# **Impact of Cache Replacement Policies on Split Level One Cache Memory in Multicore System**

<sup>1</sup>Dhammpal Ramtake, <sup>2</sup>Sanjay Kumar

<sup>1</sup>Research Scholar, <sup>2</sup>Professor, <sup>1</sup> SoS in Computer Science & IT, Pt. Ravishankar Shukla University, Raipur, Chhattisgarh, India.

*Abstract:* Nowadays, multicore system plays very significant role to process many computer applications. In multicore systems number of cores is embedded on one single chip. Each core has capability to execute millions of instruction in one second. In multicore environment as the number of levels of cache increases, the cache access time tends to consume a major percentage of memory latency and memory access latency decreases the performance of multicore systems. To reduce the access latency cache replacement policy is used. In this paper we implement the cache replacement policies such as LRU, FIFO, Random, PRLU and RRIP in gem5 simulation tool with 4 core (Quad core) X86 CPU architecture. In simulation  $10 \times 10$ ,  $100 \times 100$  and  $500 \times 500$  floating point matrix multiplication object code is used as load. Results are obtained in hit ratio, miss ratio and access time parameters.

Index Terms - cache replacement policy, Split cache, Multicore System.

# I. INTRODUCTION

The use of multiple processors on the same chip, also referred to as multiple cores, or multicore, provides the potential to increase performance without increasing the clock rate. Studies show that, within a processor, the increase in performance is roughly proportional to the square root of the increase in complexity. But if the software can support the effective use of multiple processors, then doubling the number of processors almost doubles performance. Thus, the strategy is to use two simpler processors on the chip rather than one more complex processor. In addition, with two processors, larger caches are justified [1]. In multicore architecture, two or more independent cores are combined into a single processing chip. Cache memory resides between CPU and main memory [2]. The cache contains a copy of data of portions of main memory. In most of the cases, each processor has its own private level-1 cache memory (L1). Normally, the L1 is split into instruction (I1) and data (D1) caches. Also, multicore processors may have one shared level-2 (L2) cache or multiple distributed and dedicated L2s. Caches are classified according to their function or the nature of the information stored in the cache [3]. An instruction cache stores only instruction. Data cache stores only the data. Unified cache stores both instruction and data.

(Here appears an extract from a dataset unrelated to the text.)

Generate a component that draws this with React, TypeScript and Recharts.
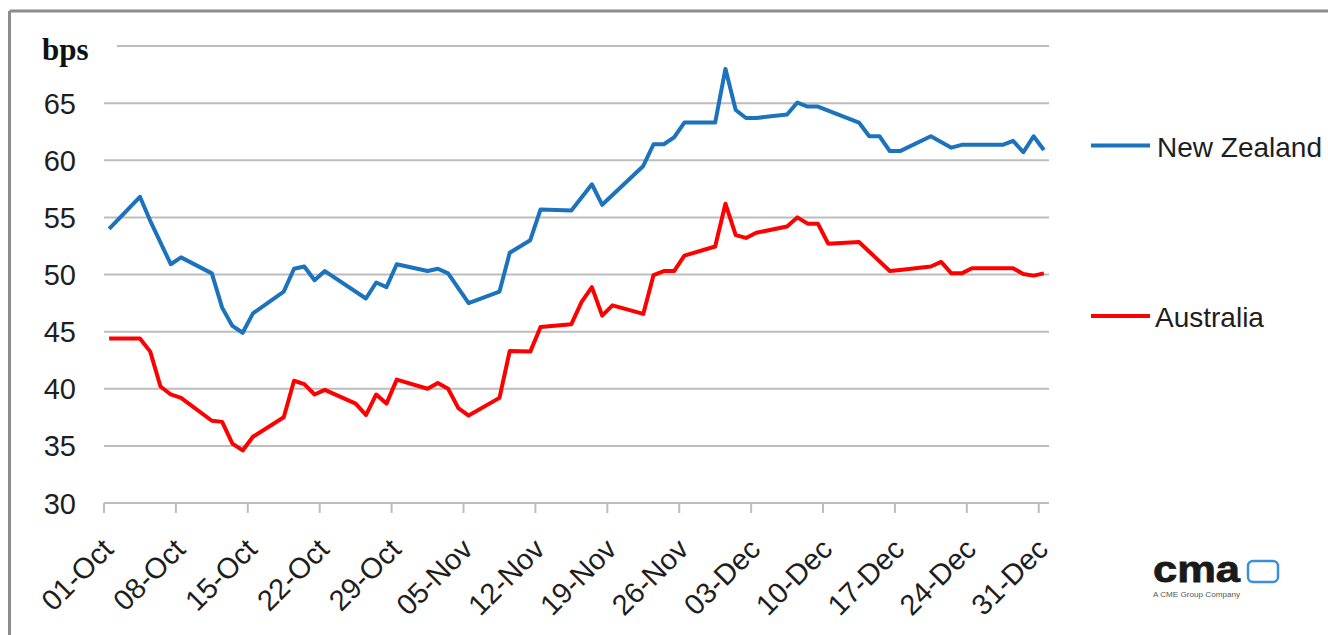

Fig.1.1. Quad core CPU with 2 Levels of cache memory

Fig.1.1 shows the basic model of quad core processor with non shared L1 spilt Cache memory and shared L2 cache connected via system bus. This paper discusses various cache structure and replacement algorithm which would exploit on this phenomenon in the context of a specific multicore system.

#### II. CACHE MEMORY

Cache memory is top level of memory in memory hierarchy of modern computer system. The main purpose of caches is to reduce the latency of references to memory. Ideally, the total latency should one clock cycle of instruction reads and data read or writes. Cache memory is divided into two different parts; one is cache data memory and another is cache tag memory. Cache data memory contains various collections of memory words called cache block or line or page. Each cache block has a block address or tag. Collection of all block addresses or tags is called cache tag memory. The basic characteristic of cache memory is its fast access time. Therefore, very little or no time must be wasted when searching for words in cache. The transformation of data from main memory to cache memory is referred to as mapping process [4]. Cache Mapping technique is classified into three different classes i.e. direct mapping, associative mapping and set associative mapping. Another factor which can also affect the performance of cache memory is locality of reference. In this principle references of instruction and data access pattern through CPU is recognised. The locality concept is classified into three part i.e. temporal locality, spatial locality and sequential locality. Temporal locality is often known as look backward. That is an instruction sequence such as a loop will reuse instructions. Spatial locality is often known as look forward. In this locality, portions of address space near the current location of reference are likely to be referenced in near feature [14]. In sequential locality next referenced will be the immediate successor of the present reference.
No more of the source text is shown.